Matthew Perry and Bradley Whitford are likeable, talented actors, but I just don’t relate to their characters, who often come across as snide, condescending, prima donnas. I don’t really care if the reporter from the New York Times hears their secrets. I don’t really care if Perry and Harriet get together. (I really liked Sarah Paulson in Down With Love and her brief, but important scene in Serenity, but in Studio 60, we’re constantly being told how talented, funny, and sexy Harriet is, and I’m just not seeing it.)

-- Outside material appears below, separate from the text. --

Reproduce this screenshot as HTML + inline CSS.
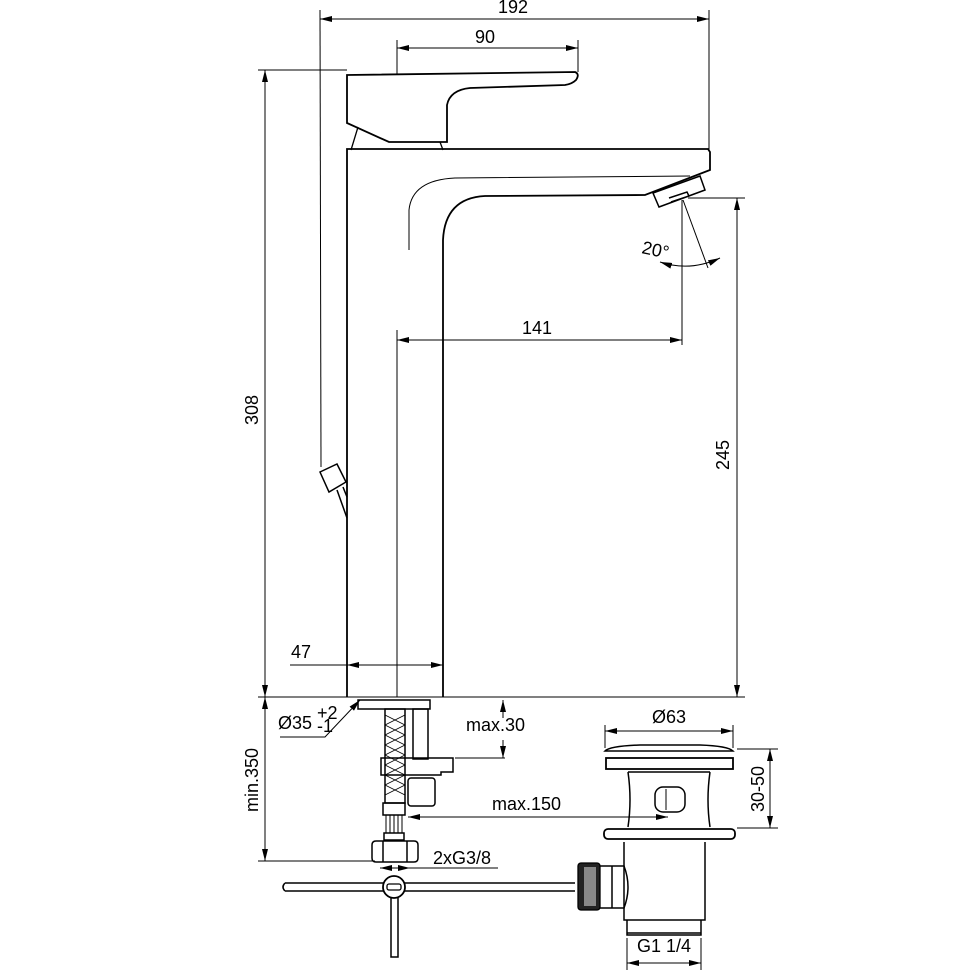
<!DOCTYPE html>
<html><head><meta charset="utf-8"><style>
html,body{margin:0;padding:0;background:#fff;}
svg{display:block;}
text{font-family:"Liberation Sans",sans-serif;font-size:18px;fill:#000;}
</style></head><body>
<svg width="973" height="973" viewBox="0 0 973 973" xmlns="http://www.w3.org/2000/svg">
<defs>
<marker id="a" viewBox="0 0 12 6" refX="12" refY="3" markerWidth="12" markerHeight="6" orient="auto-start-reverse" markerUnits="userSpaceOnUse"><path d="M0,0 L12,3 L0,6z" fill="#000"/></marker>
</defs>
<g stroke="#000" fill="none" stroke-width="1">
<line x1="320" y1="10" x2="321" y2="467"/>
<line x1="709" y1="10" x2="709" y2="150"/>
<line x1="320" y1="19" x2="709" y2="19" marker-start="url(#a)" marker-end="url(#a)"/>
<line x1="397" y1="40" x2="397" y2="75"/>
<line x1="578" y1="40" x2="578" y2="72"/>
<line x1="397" y1="48" x2="578" y2="48" marker-start="url(#a)" marker-end="url(#a)"/>
<line x1="258" y1="70" x2="347" y2="70"/>
<line x1="265" y1="70" x2="265" y2="697" marker-start="url(#a)" marker-end="url(#a)"/>
<line x1="258" y1="697" x2="745" y2="697"/>
<line x1="688" y1="198" x2="745" y2="198"/>
<line x1="737" y1="198" x2="737" y2="697" marker-start="url(#a)" marker-end="url(#a)"/>
<line x1="682" y1="200" x2="682" y2="345"/>
<line x1="397" y1="340" x2="682" y2="340" marker-start="url(#a)" marker-end="url(#a)"/>
<line x1="397" y1="330" x2="397" y2="697"/>
<line x1="683" y1="200" x2="708" y2="268"/>
<path d="M660,262 Q690,272 720,258" marker-start="url(#a)" marker-end="url(#a)"/>
<line x1="290" y1="665" x2="347" y2="665"/>
<line x1="347" y1="665" x2="443" y2="665" marker-start="url(#a)" marker-end="url(#a)"/>
<path stroke-width="1.8" d="M347,75 L575,72 Q580,74 576,80 Q572,84 565,85 L470,88 Q450,90 447,105 L447,142 L389,142 L347,123 Z"/>
<path stroke-width="1.3" d="M351,150 L358,127 M440,142 L443,150"/>
<path stroke-width="1.8" d="M347,697 L347,149 L708,149 L710,152 L710,170 L645,195 L485,196 Q445,198 443,240 L443,697"/>
<path d="M409,250 L409,210 Q412,180 455,178 L690,176"/>
<path stroke-width="1.5" d="M653,193 L700,176 L705,190 L659,207 Z M669,198 L687,192 L689,196 L671,202"/>
<path stroke-width="1.5" d="M320,472 L337,464 L346,482 L329,492 Z M337,490 L347,518 M343,487 L347,497"/>
<rect x="358" y="700" width="72" height="9" stroke-width="1.5"/>
<rect x="385" y="709" width="20" height="94" stroke-width="1.5"/>
<path stroke-width="0.8" d="M385,715 L405,725 M385,725 L405,735 M385,735 L405,745 M385,745 L405,755 M385,755 L405,765 M385,765 L405,775 M385,775 L405,785 M385,785 L405,795 M405,715 L385,725 M405,725 L385,735 M405,735 L385,745 M405,745 L385,755 M405,755 L385,765 M405,765 L385,775 M405,775 L385,785 M405,785 L385,795"/>
<rect x="413" y="709" width="15" height="50" stroke-width="1.5"/>
<path stroke-width="1.5" d="M381,758 L453,758 L453,772 L441,772 L441,775 L381,775 Z"/>
<rect x="408" y="778" width="27" height="28" rx="3" stroke-width="1.5"/>
<rect x="383" y="803" width="22" height="12" stroke-width="1.5"/>
<path d="M386,815 L386,833 M390,815 L390,833 M394,815 L394,833 M398,815 L398,833 M402,815 L402,833"/>
<rect x="384" y="833" width="20" height="7" stroke-width="1.5"/>
<path stroke-width="1.5" d="M376,841 L414,841 Q418,841 418,845 L418,858 Q418,862 414,862 L376,862 Q372,862 372,858 L372,845 Q372,841 376,841 Z M383,841 L383,862 M407,841 L407,862"/>
<line x1="503" y1="718" x2="503" y2="700" marker-end="url(#a)"/>
<line x1="503" y1="740" x2="503" y2="758" marker-end="url(#a)"/>
<line x1="455" y1="758" x2="505" y2="758"/>
<line x1="408" y1="817" x2="668" y2="817" marker-start="url(#a)" marker-end="url(#a)"/>
<line x1="380" y1="868" x2="410" y2="868" marker-start="url(#a)" marker-end="url(#a)"/>
<line x1="410" y1="868" x2="498" y2="868"/>
<line x1="258" y1="861" x2="375" y2="861"/>
<line x1="265" y1="697" x2="265" y2="861" marker-start="url(#a)" marker-end="url(#a)"/>
<path d="M280,737 L325,737 L360,700" marker-end="url(#a)"/>
<path stroke-width="1.5" d="M285,883 L575,883 M285,891 L575,891 M285,883 Q281,887 285,891"/>
<circle cx="394" cy="887" r="11" fill="#fff" stroke-width="1.8"/>
<rect x="387" y="884" width="14" height="6" rx="2" stroke-width="1.3"/>
<path stroke-width="1.5" d="M391,898 L391,957 L398,957 L398,898"/>
<line x1="605" y1="731" x2="733" y2="731" marker-start="url(#a)" marker-end="url(#a)"/>
<line x1="605" y1="725" x2="605" y2="748"/>
<line x1="733" y1="725" x2="733" y2="748"/>
<path stroke-width="1.5" d="M605,751 Q610,746 640,745 L700,745 Q728,746 733,751 Z"/>
<rect x="606" y="758" width="127" height="11" stroke-width="1.8"/>
<path stroke-width="1.5" d="M628,772 L710,772 M628,772 Q632,800 628,827 M710,772 Q706,800 710,827"/>
<rect x="655" y="787" width="30" height="25" rx="8" stroke-width="1.5"/>
<line x1="666" y1="789" x2="666" y2="810"/>
<rect x="604" y="829" width="131" height="10" rx="4" stroke-width="1.8"/>
<path stroke-width="1.5" d="M624,842 L624,920 L705,920 L705,842 M627,920 L627,935 L701,935 L701,920 M627,933 L701,933"/>
<rect x="578" y="863" width="22" height="47" rx="3" fill="#222" stroke-width="1.3"/>
<rect x="584" y="867" width="12" height="39" fill="#888" stroke="none"/>
<path stroke-width="1.5" d="M600,866 L624,866 Q632,887 624,908 L600,908 M612,866 L612,908"/>
<line x1="737" y1="749" x2="778" y2="749"/>
<line x1="737" y1="828" x2="778" y2="828"/>
<line x1="770" y1="749" x2="770" y2="828" marker-start="url(#a)" marker-end="url(#a)"/>
<line x1="627" y1="938" x2="627" y2="970"/>
<line x1="701" y1="938" x2="701" y2="970"/>
<line x1="627" y1="963" x2="701" y2="963" marker-start="url(#a)" marker-end="url(#a)"/>
</g>
<g>
<text x="513" y="13" text-anchor="middle">192</text>
<text x="485" y="43" text-anchor="middle">90</text>
<text x="537" y="334" text-anchor="middle">141</text>
<text x="301" y="658" text-anchor="middle">47</text>
<text transform="translate(258,410) rotate(-90)" text-anchor="middle">308</text>
<text transform="translate(729,455) rotate(-90)" text-anchor="middle">245</text>
<text transform="translate(641,253) rotate(12)" font-size="17">20°</text>
<text x="278" y="729">Ø35</text>
<text x="317" y="719" font-size="10">+2</text>
<text x="317" y="732" font-size="10">-1</text>
<text x="466" y="731">max.30</text>
<text x="492" y="810">max.150</text>
<text x="433" y="864">2xG3/8</text>
<text transform="translate(258,780) rotate(-90)" text-anchor="middle">min.350</text>
<text x="669" y="723" text-anchor="middle">Ø63</text>
<text transform="translate(764,789) rotate(-90)" text-anchor="middle">30-50</text>
<text x="664" y="952" text-anchor="middle">G1 1/4</text>
</g>
</svg>
</body></html>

I understand Studio 60’s been picked up for a full season; I hope it can work out its kinks and turn into an hour of engrossing television. I think the show where they had to keep breaking into the broadcast over the copyright to a joke was a funny one. Still, at its heart there is the question of what is at stake for each of the characters, and right now “will they do a good show, will the ratings be high enough, will the network suits be appeased” just isn’t enough.
The simplest solution? Make the sketches on the show actually funny and daring, instead of the fairly blah mush we’ve gotten to see so far. (I’m thinking of “Pimp My Trike,” the “Science Schmience” game show, and the bear joke.) When it’s not blah, it’s just bizarre – Juliette Lewis hosting Meet the Press? The Nicolas Cage show?
(Side note: Studio 60 is clearly based on Saturday Night Live, and yet SNL hasn’t been consistently funny in years, and doesn’t seem very groundbreaking or edgy. “Lazy Sunday” was funny for its innocence and light-heartedness. Where do we find edgier comedy these days? South Park, The Daily Show, the Colbert Report? Chappelle? One of the stand-up acts on Comedy Central?)
I can hear it now – “Okay, wise guy, what’s a daring sketch comedy idea?”
Well, Saturday Night Live did a funny sketch when Romanian dictator Choucheschu died – a funeral in which the assembled mourners scrounge for something nice to say about him. A similar sketch could be done for Saddam. Or maybe the Western press comes in and can come up with all sorts of nice things to say about him, appalling the Iraqis? Picture a George Galloway type: “I’ll say this for Saddam - he had no use for Neocons, and I find that quite admirable in a man.”
Or how about Gerald Ford and Saddam Hussein meet in the Afterlife Waiting Room?
“I am not afraid of Allah’s judgment, American Dog. I will seek my fate first, and step ahead of you. Pardon me.”
“Oh, no. After all the grief I got for the last one, I’m not pardoning anybody.”
No? Well, Shempu is a sketch waiting to be written.